Come decine di analoghe restrizioni e tagli di fondi, conquistati centimetro per centimetro in vari stati nel corso di anni, l’obbiettivo è di rendere l’accesso all’aborto cosi difficile da risultare impossibile, ma senza invalidare Roe v. Wade, la legge federale che lo ha legalizzato, nel 1973, e che è tuttora sostenuta dalla maggioranza degli americani. Dalla strategia di sopra, è nata «l’odissea burocratica» (la definizione è della regista) a cui parecchie donne devono sottoporsi per avere un aborto, e che è il punto di partenza dell’ultimo film di Eliza Hittman, Never Rarely Sometimes Always, premio speciale per il neorealismo a Sundance 2020 e, più recentemente, Orso d’argento al festival di Berlino.

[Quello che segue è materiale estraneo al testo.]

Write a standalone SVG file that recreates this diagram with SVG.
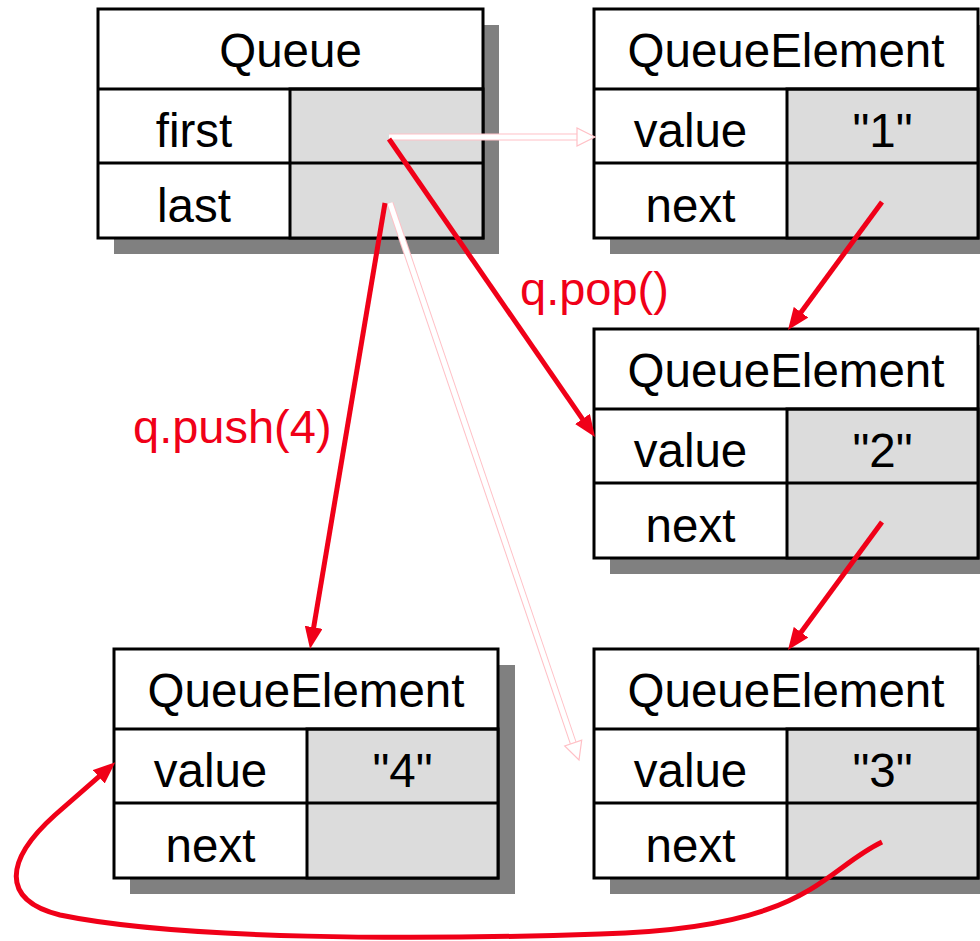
<svg xmlns="http://www.w3.org/2000/svg" width="980" height="941" viewBox="0 0 980 941">
<style>
.sh{fill:#808080}
.bx{fill:#fff;stroke:#000;stroke-width:3}
.cell{fill:#dcdcdc;stroke:#000;stroke-width:3}
.ln{stroke:#000;stroke-width:3}
.t{font-family:"Liberation Sans",Arial,sans-serif;font-size:47.5px;fill:#000;text-anchor:middle}
.lbl{font-family:"Liberation Sans",Arial,sans-serif;font-size:47px;fill:#f00018}
.red{fill:none;stroke:#f00018;stroke-width:5;marker-end:url(#ah)}
.hpo{fill:none;stroke:#ffc0c6;stroke-width:7}
.hpi{fill:none;stroke:#fff;stroke-width:5}
.hh{fill:#fff;stroke:#ffc0c6;stroke-width:1.2}
</style>
<defs>
<marker id="ah" markerUnits="userSpaceOnUse" viewBox="0 0 22 18" refX="12" refY="9" markerWidth="22" markerHeight="18" orient="auto">
<path d="M0,0 L22,9 L0,18 Z" fill="#f00018"/>
</marker>
</defs>
<rect width="980" height="941" fill="#fff"/>

<g id="queue">
<rect class="sh" x="114" y="25" width="385" height="229"/>
<rect class="bx" x="98" y="9" width="385" height="229"/>
<rect class="cell" x="290" y="89" width="193" height="149"/>
<line class="ln" x1="98" y1="89" x2="483" y2="89"/>
<line class="ln" x1="98" y1="163" x2="483" y2="163"/>
<text class="t" x="290.5" y="67">Queue</text>
<text class="t" x="194" y="147">first</text>
<text class="t" x="194" y="222">last</text>
</g>

<g id="qe1">
<rect class="sh" x="610" y="25" width="384" height="229"/>
<rect class="bx" x="594" y="9" width="384" height="229"/>
<rect class="cell" x="787" y="89" width="191" height="149"/>
<line class="ln" x1="594" y1="89" x2="978" y2="89"/>
<line class="ln" x1="594" y1="163" x2="978" y2="163"/>
<text class="t" x="786" y="67">QueueElement</text>
<text class="t" x="690.5" y="147">value</text>
<text class="t" x="882.5" y="147">"1"</text>
<text class="t" x="690.5" y="222">next</text>
</g>

<g id="qe2">
<rect class="sh" x="610" y="345" width="384" height="229"/>
<rect class="bx" x="594" y="329" width="384" height="229"/>
<rect class="cell" x="787" y="409" width="191" height="149"/>
<line class="ln" x1="594" y1="409" x2="978" y2="409"/>
<line class="ln" x1="594" y1="483" x2="978" y2="483"/>
<text class="t" x="786" y="387">QueueElement</text>
<text class="t" x="690.5" y="467">value</text>
<text class="t" x="882.5" y="467">"2"</text>
<text class="t" x="690.5" y="542">next</text>
</g>

<g id="qe3">
<rect class="sh" x="610" y="665" width="384" height="229"/>
<rect class="bx" x="594" y="649" width="384" height="229"/>
<rect class="cell" x="787" y="729" width="191" height="149"/>
<line class="ln" x1="594" y1="729" x2="978" y2="729"/>
<line class="ln" x1="594" y1="803" x2="978" y2="803"/>
<text class="t" x="786" y="707">QueueElement</text>
<text class="t" x="690.5" y="787">value</text>
<text class="t" x="882.5" y="787">"3"</text>
<text class="t" x="690.5" y="862">next</text>
</g>

<g id="qe4">
<rect class="sh" x="130" y="665" width="385" height="229"/>
<rect class="bx" x="114" y="649" width="384" height="229"/>
<rect class="cell" x="307" y="729" width="191" height="149"/>
<line class="ln" x1="114" y1="729" x2="498" y2="729"/>
<line class="ln" x1="114" y1="803" x2="498" y2="803"/>
<text class="t" x="306" y="707">QueueElement</text>
<text class="t" x="210.5" y="787">value</text>
<text class="t" x="402.5" y="787">"4"</text>
<text class="t" x="210.5" y="862">next</text>
</g>

<g id="connectors">
<g id="first-old">
<line class="hpo" x1="389" y1="137" x2="578" y2="137"/>
<line class="hpi" x1="389" y1="137" x2="579" y2="137"/>
<polygon class="hh" points="595,137 577,128 577,146"/>
</g>
<g id="last-old">
<line class="hpo" x1="390" y1="203" x2="573.2" y2="743"/>
<line class="hpi" x1="390" y1="203" x2="573.6" y2="744"/>
<polygon class="hh" points="579,760 581.7,740.1 564.7,745.9"/>
</g>
<path class="red" d="M389,139 L589.3,428.8"/>
<path class="red" d="M385,203 L311.7,639.1"/>
<path class="red" d="M882,202 L793.9,321.9"/>
<path class="red" d="M882,522 L793.9,641.9"/>
<path class="red" d="M882,842 C820,872 810,928 600,934 C420,940 180,940 60,915 C0,900 5,860 55,815 L107.8,768.9"/>
<text class="lbl" x="520" y="305">q.pop()</text>
<text class="lbl" x="133" y="443">q.push(4)</text>
</g>
</svg>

Newyorkese anche nel suo universo poetico, già sceneggiatrice/regista di It Felt Like Love (2013) e Beach Rats (2017) Hittman è un’autrice dalla scrittura rarefatta, che lascia scaturire la storia spontaneamente, tra i silenzi, dai volti dei personaggi e dai luoghi che attraversano. Nel suo cinema limpido e preciso, Never Rarely Sometimes Always è un road movie che dà l’impressione di svolgersi in tempo reale. Autumn Callaghan (Sidney Flanigan) ha diciassette anni e, nella zona rurale della Pennsylvania dove vive, non può ottenere legalmente un aborto senza il consenso dei genitori. Preoccupata della loro reazione, chiede aiuto a sua cugina Skylar (Talia Ryder), cassiera in una drogheria, e insieme partono alla volta di New York dove la legge è più permissiva. Hittman scavalca la questione della «scelta», su cui si avvitano la maggioranza dei film americani sull’aborto, non perché non sia importante, ma perché la sua storia è un’altra: il bagaglio essenziale fatto in fretta, una mazzetta di contanti infilata nella tasca dello zainetto, le due ragazze scambiano tra loro solo le parole necessarie – la loro è una solidarietà che non ha bisogno di spiegazioni.

A bordo del pullman diretto a nord, il film gioca dolcemente sul contrasto delle loro personalità -più intraprendente, socievole, Skyler, mentre Autumn, luminosamente malinconica, è più contemplativa. Quando arrivano alla stazione di Port Authority – una specie di purgatorio semideserto – è già buio, e devono trovare il modo di passare la notte. I tempi morti e le difficoltà contingenti (dove dormire, cosa mangiare, come trovare qualche altro soldo, che storia raccontare ai genitori che le credono una a casa dell’altra) si intrecciano naturalmente e senza impennate drammatiche a quelle della burocrazia (anche a New York abortire può tradursi in un viaggio a molte tappe). Con la stessa naturalezza e discrezione, Hittman accenna qualche dettaglio nel passato di Autumn, senza accentuarlo. Ed è quel suo modo impercettibile di spostare il baricentro del discorso che rende questo film così interessante anche politicamente parlando. In Usa è stato acquistato dalla Focus e arriverà in sala il 13 marzo.